There you go, uh, dolly, not uh just showing me a guy with crazy hair, which, uh, which is partially accurate, but it's only maybe one 67th partially accurate of uh eating an ice cream cone and I put in Venice in a boat and uh, and I actually do have a prompt that, uh, I picked one of these cool like more black and white sketches. And, eric, I don't know if you know this, but since disco and I, um, basically since I got venice pro, we've been using your images for, uh, our topics of conversation at the top and we've actually absolutely just loved it. But, uh, I didn't even know about flux, I hadn't seen this one, but uh, yeah, this is yeah, flux went up a week ago.

Speaker 2:

Flux is absolutely amazing, especially for, like, photorealism. So if you go to the styles and you click, like, if you click none for the style to just get back to like normal and you try to do like a photorealistic something, it's really amazing what it can do.
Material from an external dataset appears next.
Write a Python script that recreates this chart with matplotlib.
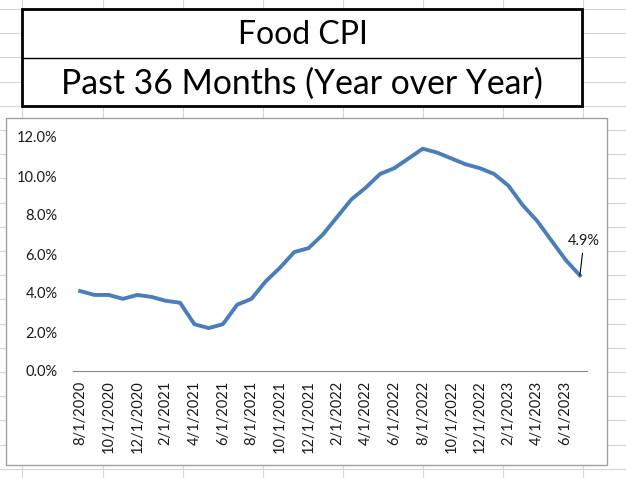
import matplotlib.pyplot as plt
from matplotlib.lines import Line2D
from matplotlib.patches import Rectangle
from matplotlib.ticker import FuncFormatter, MultipleLocator

W, H = 626, 478

months = [
    "8/1/2020", "9/1/2020", "10/1/2020", "11/1/2020", "12/1/2020",
    "1/1/2021", "2/1/2021", "3/1/2021", "4/1/2021", "5/1/2021", "6/1/2021",
    "7/1/2021", "8/1/2021", "9/1/2021", "10/1/2021", "11/1/2021", "12/1/2021",
    "1/1/2022", "2/1/2022", "3/1/2022", "4/1/2022", "5/1/2022", "6/1/2022",
    "7/1/2022", "8/1/2022", "9/1/2022", "10/1/2022", "11/1/2022", "12/1/2022",
    "1/1/2023", "2/1/2023", "3/1/2023", "4/1/2023", "5/1/2023", "6/1/2023",
    "7/1/2023",
]
food_cpi = [
    4.1, 3.9, 3.9, 3.7, 3.9,
    3.8, 3.6, 3.5, 2.4, 2.2, 2.4,
    3.4, 3.7, 4.6, 5.3, 6.1, 6.3,
    7.0, 7.9, 8.8, 9.4, 10.1, 10.4,
    10.9, 11.4, 11.2, 10.9, 10.6, 10.4,
    10.1, 9.5, 8.5, 7.7, 6.7, 5.7,
    4.9,
]
title_1 = "Food CPI"
title_2 = "Past 36 Months (Year over Year)"

FONT = "Lato"


def fx(x):
    return x / W


def fy(y):
    return 1 - y / H


fig = plt.figure(figsize=(W / 100, H / 100), dpi=100)
fig.patch.set_facecolor("white")

# spreadsheet grid behind everything
for x in [22, 103, 183, 263, 343, 423, 503, 583]:
    fig.add_artist(Line2D([fx(x), fx(x)], [0, 1], color="#d6d6d6", lw=0.8, zorder=0))
y = 9.0
while y < H:
    fig.add_artist(Line2D([0, 1], [fy(y), fy(y)], color="#d6d6d6", lw=0.8, zorder=0))
    y += 24.2

# title box (merged cells)
fig.add_artist(Rectangle((fx(22), fy(106)), fx(582) - fx(22), fy(9) - fy(106),
                         facecolor="white", edgecolor="black", lw=2.0, zorder=1))
fig.add_artist(Line2D([fx(22), fx(582)], [fy(57.5), fy(57.5)], color="black", lw=1.0, zorder=2))
fig.text(fx(303), fy(35), title_1, ha="center", va="center", fontsize=23, family=FONT, zorder=3)
fig.text(fx(302), fy(84), title_2, ha="center", va="center", fontsize=24.3, family=FONT, zorder=3)

# chart area
fig.add_artist(Rectangle((fx(6), fy(465)), fx(607) - fx(6), fy(118) - fy(465),
                         facecolor="white", edgecolor="#a0a0a0", lw=1.0, zorder=1))

ax = fig.add_axes([fx(73), fy(371), fx(587) - fx(73), fy(137) - fy(371)], zorder=2)
ax.patch.set_visible(False)
xs = list(range(len(food_cpi)))
ax.plot(xs, food_cpi, color="#4a7ebb", lw=2.8, solid_joinstyle="round")
ax.set_xlim(-0.5, len(food_cpi) - 0.5)
ax.set_ylim(0, 12)
ax.yaxis.set_major_locator(MultipleLocator(2))
ax.yaxis.set_major_formatter(FuncFormatter(lambda v, p: f"{v:.1f}%"))
ax.set_xticks(xs[::2])
ax.set_xticklabels(months[::2], rotation=90, va="top")
for s in ["top", "right", "left"]:
    ax.spines[s].set_visible(False)
ax.spines["bottom"].set_color("#888888")
ax.spines["bottom"].set_linewidth(0.8)
ax.tick_params(axis="y", length=0, pad=11, labelsize=10.5, labelcolor="#1a1a1a")
ax.tick_params(axis="x", length=0, pad=7, labelsize=10.5, labelcolor="#1a1a1a")
for lab in ax.get_xticklabels() + ax.get_yticklabels():
    lab.set_family(FONT)

ax.annotate(f"{food_cpi[-1]:.1f}%", xy=(xs[-1], food_cpi[-1]), xytext=(3, 25),
            textcoords="offset points", ha="center", va="center", fontsize=10.5,
            family=FONT, color="#1a1a1a",
            arrowprops=dict(arrowstyle="-", color="black", lw=0.8, shrinkA=2, shrinkB=0))

fig.savefig("out.png", dpi=100)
So, you know, in the future future we will add an API so that people can access this stuff algorithmically and, um, that'll be our next big thing. And then, you know, always trying to stay at the cutting edge of the models that are available and, uh, just scaling this up, um, in such a way that people can be private and uncensored and interact with intelligence from anywhere in the world.

Speaker 1:

Yeah, this is amazing Um disco. Do you have anything else for Eric?

Speaker 3:

uh, before we uh say no, I just I, just I, I I appreciate the time, but I really just appreciate you know building this and and alerting it, cause you know it, just you know, obviously light bulb and as you say, once people kind of you know see that and experience it. I know my son was all over um chat and once I told him I was like dude, you want them having that stuff. He got so scared he's like I deleted it right away. I got Venice.

Speaker 2:

And it's like.

Speaker 3:

So I really do think that it's uh, it's really just about awareness and you know, once they, once they start riding that bike, they're like dude, this is so awesome. I you know, and it comes that way. So I just really want to thank you for your efforts on this and it really, um, it really it really lit a fuse just within my own psyche of, like you know, being tuned into this and making sure that we can do whatever we can from our little small part of the smart, small part of the globe to have an impact. So thank you for what you're doing.

Speaker 2:

Thank you, it's been a it's been a good discussion. I appreciate you guys having me on. Yeah, absolutely.

Speaker 1:

Eric, it has been a treat. So everybody definitely check out Veniceai. If you get the pro version, it's like what is it? $49 a year, it's literally nothing.

Speaker 1:

You get the pro version and that will, uh, give you better search. Now that they're getting more congestion, you kind of get first dibs on your searches, and the watermarks on all the pictures and images do not have Venice on it, although the watermark actually does look pretty cool. So if you use it in your podcast, have the Venice logo on there so they know where they got it. But yeah, it's a no-brainer and you can pay with crypto. I think I paid with ETH, but you can pay with ETH, bitcoin. You can pay with both those. Eric, can you pay with any other cryptocurrencies or dirty fiat?

Speaker 2:

Yeah, eth, bitcoin Lightning obviously fiat through a Stripe credit card. Yeah, all the main ones Awesome.

Speaker 1:

Well, eric, appreciate your time everybody. I don't know if we gave any financial advice, but you have to do a disclaimer. There was no financial advice in here. But with that said, Eric, appreciate you and take care everyone. And take care everyone. Go check out Veniceai privacy, security and actually getting questions answered that are relevant and totally true and not re-censored. So take care everybody and thanks, eric, thanks.